Supplied information>
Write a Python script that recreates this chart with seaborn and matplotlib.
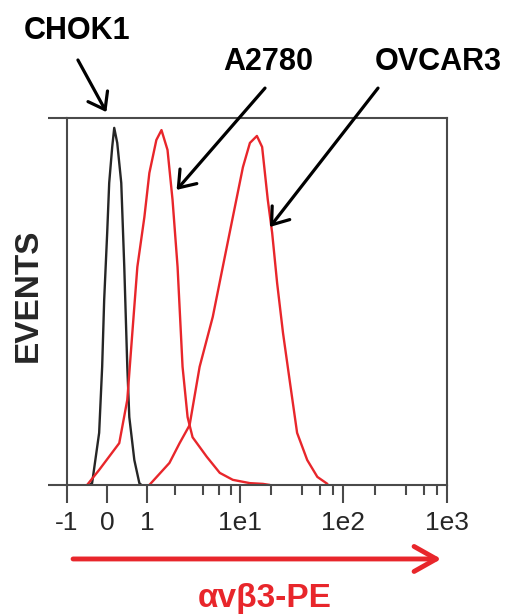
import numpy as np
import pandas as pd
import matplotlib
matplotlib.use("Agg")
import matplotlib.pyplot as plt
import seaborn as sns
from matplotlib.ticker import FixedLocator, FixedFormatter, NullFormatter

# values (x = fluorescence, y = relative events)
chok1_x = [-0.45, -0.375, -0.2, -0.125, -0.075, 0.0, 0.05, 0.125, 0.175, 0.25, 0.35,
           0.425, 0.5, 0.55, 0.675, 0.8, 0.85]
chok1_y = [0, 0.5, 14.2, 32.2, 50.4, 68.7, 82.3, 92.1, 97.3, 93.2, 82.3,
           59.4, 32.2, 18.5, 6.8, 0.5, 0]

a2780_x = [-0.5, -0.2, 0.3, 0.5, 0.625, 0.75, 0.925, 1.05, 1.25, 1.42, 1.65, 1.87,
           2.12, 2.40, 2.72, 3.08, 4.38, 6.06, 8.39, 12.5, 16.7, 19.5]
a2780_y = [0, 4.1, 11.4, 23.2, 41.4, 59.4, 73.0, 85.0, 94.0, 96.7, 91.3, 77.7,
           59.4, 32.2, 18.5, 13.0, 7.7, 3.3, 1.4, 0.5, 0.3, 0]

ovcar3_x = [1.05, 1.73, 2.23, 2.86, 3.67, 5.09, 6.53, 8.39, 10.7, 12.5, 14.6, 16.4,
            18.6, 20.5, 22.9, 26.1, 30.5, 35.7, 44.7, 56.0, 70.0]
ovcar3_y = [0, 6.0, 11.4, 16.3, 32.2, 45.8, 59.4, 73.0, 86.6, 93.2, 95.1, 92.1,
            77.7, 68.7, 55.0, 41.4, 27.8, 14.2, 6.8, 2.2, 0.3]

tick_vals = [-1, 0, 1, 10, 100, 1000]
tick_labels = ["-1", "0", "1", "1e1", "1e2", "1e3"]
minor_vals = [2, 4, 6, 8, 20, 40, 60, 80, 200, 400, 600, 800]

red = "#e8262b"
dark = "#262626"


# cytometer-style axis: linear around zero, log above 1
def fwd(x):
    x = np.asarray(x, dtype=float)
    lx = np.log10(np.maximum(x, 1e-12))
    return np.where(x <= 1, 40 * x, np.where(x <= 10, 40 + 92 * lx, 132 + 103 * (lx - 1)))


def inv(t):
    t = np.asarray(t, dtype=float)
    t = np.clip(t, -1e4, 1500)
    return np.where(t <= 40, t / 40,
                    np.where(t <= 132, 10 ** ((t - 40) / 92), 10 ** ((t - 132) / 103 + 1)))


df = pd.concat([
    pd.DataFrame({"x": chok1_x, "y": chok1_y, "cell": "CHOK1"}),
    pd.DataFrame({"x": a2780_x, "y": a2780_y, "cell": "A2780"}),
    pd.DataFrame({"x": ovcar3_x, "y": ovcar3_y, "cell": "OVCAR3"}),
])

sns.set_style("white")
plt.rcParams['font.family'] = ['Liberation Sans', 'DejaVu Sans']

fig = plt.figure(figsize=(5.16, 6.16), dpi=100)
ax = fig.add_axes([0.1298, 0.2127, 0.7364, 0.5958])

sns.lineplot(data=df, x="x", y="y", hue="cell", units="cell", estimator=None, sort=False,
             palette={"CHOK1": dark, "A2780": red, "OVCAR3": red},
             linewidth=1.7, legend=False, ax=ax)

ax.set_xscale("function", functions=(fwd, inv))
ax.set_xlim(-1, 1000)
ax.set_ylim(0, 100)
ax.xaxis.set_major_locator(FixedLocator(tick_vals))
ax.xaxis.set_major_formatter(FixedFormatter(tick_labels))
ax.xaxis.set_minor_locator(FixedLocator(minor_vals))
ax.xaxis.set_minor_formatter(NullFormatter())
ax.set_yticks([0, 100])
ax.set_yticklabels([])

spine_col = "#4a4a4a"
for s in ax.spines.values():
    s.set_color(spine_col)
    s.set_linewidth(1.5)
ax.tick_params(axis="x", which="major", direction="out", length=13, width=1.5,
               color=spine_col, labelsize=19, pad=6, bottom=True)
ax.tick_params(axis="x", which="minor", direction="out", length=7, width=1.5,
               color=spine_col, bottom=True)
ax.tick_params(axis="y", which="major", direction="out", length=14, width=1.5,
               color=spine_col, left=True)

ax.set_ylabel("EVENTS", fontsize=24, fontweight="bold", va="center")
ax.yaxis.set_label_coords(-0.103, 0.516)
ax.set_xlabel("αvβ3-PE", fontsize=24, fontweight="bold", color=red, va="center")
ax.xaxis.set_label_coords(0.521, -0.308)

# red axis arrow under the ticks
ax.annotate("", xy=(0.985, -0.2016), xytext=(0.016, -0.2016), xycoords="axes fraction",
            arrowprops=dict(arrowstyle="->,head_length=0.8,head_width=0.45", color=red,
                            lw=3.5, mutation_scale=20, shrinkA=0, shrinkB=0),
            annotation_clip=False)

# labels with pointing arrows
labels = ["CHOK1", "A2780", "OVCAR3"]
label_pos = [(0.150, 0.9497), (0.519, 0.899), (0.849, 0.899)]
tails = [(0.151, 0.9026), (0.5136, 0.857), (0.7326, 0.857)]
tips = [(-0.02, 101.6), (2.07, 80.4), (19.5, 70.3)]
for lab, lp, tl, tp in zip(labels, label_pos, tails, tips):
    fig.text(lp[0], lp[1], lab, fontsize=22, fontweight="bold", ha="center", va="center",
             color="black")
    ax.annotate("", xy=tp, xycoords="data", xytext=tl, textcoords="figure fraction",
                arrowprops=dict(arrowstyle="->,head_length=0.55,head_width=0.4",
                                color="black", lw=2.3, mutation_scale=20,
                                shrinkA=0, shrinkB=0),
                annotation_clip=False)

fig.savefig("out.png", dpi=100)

Your goal>
Print the data above verbatim from the first line through the line holding "from matplotlib.ticker import", leaving every picture out.

Finished task>
Write a Python script that recreates this chart with seaborn and matplotlib.
import numpy as np
import pandas as pd
import matplotlib
matplotlib.use("Agg")
import matplotlib.pyplot as plt
import seaborn as sns
from matplotlib.ticker import FixedLocator, FixedFormatter, NullFormatter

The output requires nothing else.